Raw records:
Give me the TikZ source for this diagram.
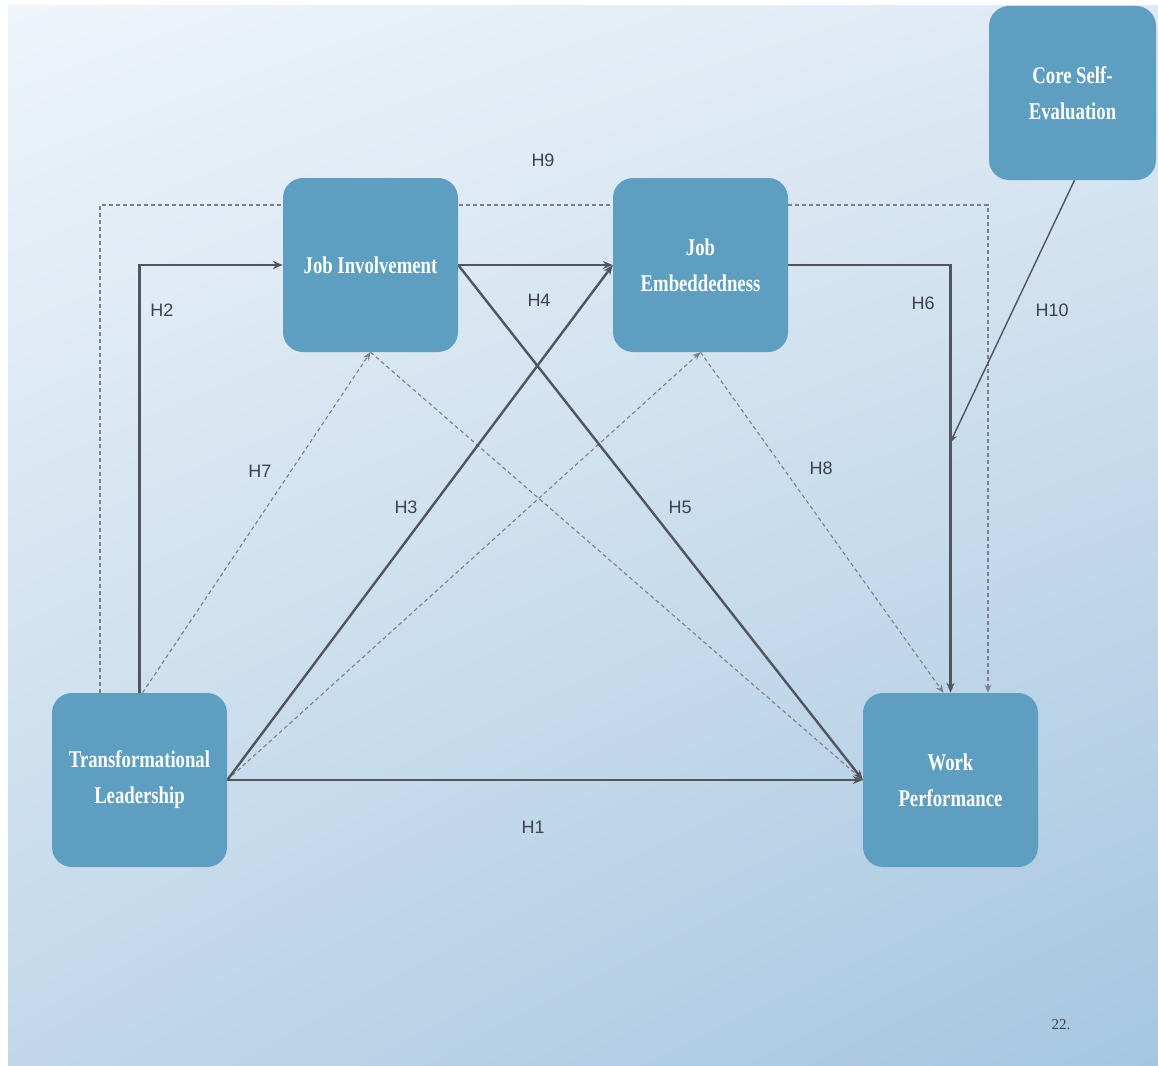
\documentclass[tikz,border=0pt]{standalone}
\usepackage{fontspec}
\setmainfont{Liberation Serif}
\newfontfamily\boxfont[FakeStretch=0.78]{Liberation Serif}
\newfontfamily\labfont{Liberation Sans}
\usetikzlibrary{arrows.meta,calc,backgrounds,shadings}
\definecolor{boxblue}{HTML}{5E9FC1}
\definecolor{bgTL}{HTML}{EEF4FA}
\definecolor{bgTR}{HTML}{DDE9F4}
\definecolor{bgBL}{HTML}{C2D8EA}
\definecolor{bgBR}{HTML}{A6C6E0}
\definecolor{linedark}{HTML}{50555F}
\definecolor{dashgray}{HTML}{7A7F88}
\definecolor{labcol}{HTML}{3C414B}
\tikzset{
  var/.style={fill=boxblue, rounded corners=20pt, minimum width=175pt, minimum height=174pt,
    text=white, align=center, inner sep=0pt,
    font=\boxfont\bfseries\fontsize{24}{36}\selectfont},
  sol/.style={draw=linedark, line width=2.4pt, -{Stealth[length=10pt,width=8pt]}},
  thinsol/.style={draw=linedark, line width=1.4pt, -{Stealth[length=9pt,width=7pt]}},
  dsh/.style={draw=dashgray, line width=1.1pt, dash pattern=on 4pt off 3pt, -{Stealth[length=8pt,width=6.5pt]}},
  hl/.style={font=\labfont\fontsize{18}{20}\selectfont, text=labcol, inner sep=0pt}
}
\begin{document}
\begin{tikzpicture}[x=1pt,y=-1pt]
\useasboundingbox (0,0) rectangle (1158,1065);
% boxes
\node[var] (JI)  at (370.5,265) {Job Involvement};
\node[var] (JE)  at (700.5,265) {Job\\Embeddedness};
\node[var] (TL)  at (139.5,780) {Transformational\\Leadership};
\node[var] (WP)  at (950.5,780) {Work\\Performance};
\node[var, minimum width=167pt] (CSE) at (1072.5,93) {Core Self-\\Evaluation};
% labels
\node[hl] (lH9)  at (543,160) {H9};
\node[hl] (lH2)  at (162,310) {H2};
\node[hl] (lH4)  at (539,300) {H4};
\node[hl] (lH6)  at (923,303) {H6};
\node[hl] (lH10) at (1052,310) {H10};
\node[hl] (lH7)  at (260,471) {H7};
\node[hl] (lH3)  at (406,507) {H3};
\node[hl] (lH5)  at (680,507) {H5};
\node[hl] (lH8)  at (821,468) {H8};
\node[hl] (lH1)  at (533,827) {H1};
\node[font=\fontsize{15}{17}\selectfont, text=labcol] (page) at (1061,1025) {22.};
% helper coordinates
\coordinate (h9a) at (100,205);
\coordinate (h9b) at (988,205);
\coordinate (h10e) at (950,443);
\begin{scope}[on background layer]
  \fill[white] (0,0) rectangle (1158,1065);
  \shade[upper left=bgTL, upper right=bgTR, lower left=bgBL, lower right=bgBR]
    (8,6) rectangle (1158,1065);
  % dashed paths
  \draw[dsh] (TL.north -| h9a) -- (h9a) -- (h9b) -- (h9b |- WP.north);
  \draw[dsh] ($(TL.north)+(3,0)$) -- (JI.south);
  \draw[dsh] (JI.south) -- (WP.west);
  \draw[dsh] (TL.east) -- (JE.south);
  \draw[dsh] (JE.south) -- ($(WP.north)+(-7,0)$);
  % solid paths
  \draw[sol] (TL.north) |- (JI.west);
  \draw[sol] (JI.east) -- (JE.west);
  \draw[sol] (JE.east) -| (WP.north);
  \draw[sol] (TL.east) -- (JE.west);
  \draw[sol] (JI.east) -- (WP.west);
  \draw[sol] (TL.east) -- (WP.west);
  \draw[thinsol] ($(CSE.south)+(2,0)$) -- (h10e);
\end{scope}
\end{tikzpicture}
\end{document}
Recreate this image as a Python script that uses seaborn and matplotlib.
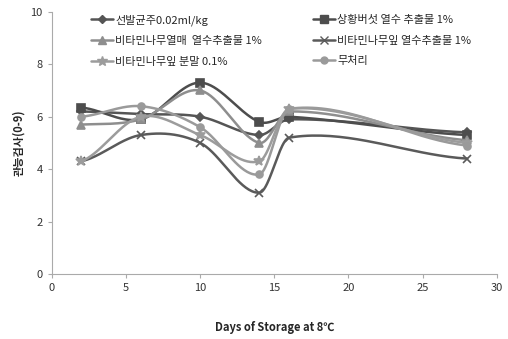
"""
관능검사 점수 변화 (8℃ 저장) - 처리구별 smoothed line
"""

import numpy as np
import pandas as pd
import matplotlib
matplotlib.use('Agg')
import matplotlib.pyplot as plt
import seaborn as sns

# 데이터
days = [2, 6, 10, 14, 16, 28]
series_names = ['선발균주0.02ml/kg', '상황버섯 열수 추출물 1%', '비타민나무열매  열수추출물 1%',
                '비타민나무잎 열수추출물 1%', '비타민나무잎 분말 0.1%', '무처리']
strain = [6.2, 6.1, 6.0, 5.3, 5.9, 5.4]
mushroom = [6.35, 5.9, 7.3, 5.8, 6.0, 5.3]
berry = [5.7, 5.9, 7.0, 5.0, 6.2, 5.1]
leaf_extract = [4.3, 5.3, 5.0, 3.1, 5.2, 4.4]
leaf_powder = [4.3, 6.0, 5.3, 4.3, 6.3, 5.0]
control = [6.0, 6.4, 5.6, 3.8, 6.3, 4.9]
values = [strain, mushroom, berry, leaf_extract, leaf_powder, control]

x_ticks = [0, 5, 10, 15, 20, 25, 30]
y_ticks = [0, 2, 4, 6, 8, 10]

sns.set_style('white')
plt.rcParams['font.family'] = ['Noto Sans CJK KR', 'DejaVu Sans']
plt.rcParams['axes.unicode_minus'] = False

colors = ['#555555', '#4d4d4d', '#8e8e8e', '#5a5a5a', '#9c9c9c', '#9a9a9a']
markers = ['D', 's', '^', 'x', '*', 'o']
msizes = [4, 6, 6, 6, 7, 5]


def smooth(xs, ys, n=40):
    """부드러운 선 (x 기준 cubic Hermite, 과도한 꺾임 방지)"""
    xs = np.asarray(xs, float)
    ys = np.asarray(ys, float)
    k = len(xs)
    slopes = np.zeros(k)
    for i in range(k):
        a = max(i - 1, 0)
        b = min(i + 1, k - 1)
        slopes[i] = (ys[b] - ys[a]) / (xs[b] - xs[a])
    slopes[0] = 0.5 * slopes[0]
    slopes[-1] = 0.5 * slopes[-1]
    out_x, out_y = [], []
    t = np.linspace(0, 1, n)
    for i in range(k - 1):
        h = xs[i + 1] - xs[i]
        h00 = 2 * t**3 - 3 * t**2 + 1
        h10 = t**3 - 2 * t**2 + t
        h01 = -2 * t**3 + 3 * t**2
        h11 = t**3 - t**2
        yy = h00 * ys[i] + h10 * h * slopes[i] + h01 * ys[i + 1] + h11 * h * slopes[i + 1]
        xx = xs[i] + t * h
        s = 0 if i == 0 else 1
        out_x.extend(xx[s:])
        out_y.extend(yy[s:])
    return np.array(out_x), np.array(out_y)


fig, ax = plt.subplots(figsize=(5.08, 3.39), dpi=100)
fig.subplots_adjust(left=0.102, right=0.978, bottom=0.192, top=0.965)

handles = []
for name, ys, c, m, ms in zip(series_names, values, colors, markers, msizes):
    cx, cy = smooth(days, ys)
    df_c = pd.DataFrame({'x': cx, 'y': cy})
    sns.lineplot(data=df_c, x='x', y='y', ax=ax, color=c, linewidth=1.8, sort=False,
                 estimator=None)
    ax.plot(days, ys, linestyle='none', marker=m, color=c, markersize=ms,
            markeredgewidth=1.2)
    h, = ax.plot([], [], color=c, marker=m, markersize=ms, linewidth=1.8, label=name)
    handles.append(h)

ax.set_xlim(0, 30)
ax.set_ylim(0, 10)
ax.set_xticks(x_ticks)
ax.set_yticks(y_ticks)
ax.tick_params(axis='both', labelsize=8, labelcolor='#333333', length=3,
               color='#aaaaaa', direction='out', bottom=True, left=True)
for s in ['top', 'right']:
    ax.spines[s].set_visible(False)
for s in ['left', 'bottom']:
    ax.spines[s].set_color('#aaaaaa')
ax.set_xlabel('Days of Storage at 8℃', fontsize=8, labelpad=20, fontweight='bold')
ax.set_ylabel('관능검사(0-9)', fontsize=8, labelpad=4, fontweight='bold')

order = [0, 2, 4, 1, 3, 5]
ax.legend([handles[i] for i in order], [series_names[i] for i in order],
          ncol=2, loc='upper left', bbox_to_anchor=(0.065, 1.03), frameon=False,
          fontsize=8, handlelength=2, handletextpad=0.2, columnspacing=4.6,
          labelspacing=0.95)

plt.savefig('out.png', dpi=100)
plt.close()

DO THIS: Everything from the line that contains "Recreate this image" down to the line that contains "import seaborn as sns" should be written out exactly, end lines too, minus the pictures.

THE ANSWER:
Recreate this image as a Python script that uses seaborn and matplotlib.
"""
관능검사 점수 변화 (8℃ 저장) - 처리구별 smoothed line
"""

import numpy as np
import pandas as pd
import matplotlib
matplotlib.use('Agg')
import matplotlib.pyplot as plt
import seaborn as sns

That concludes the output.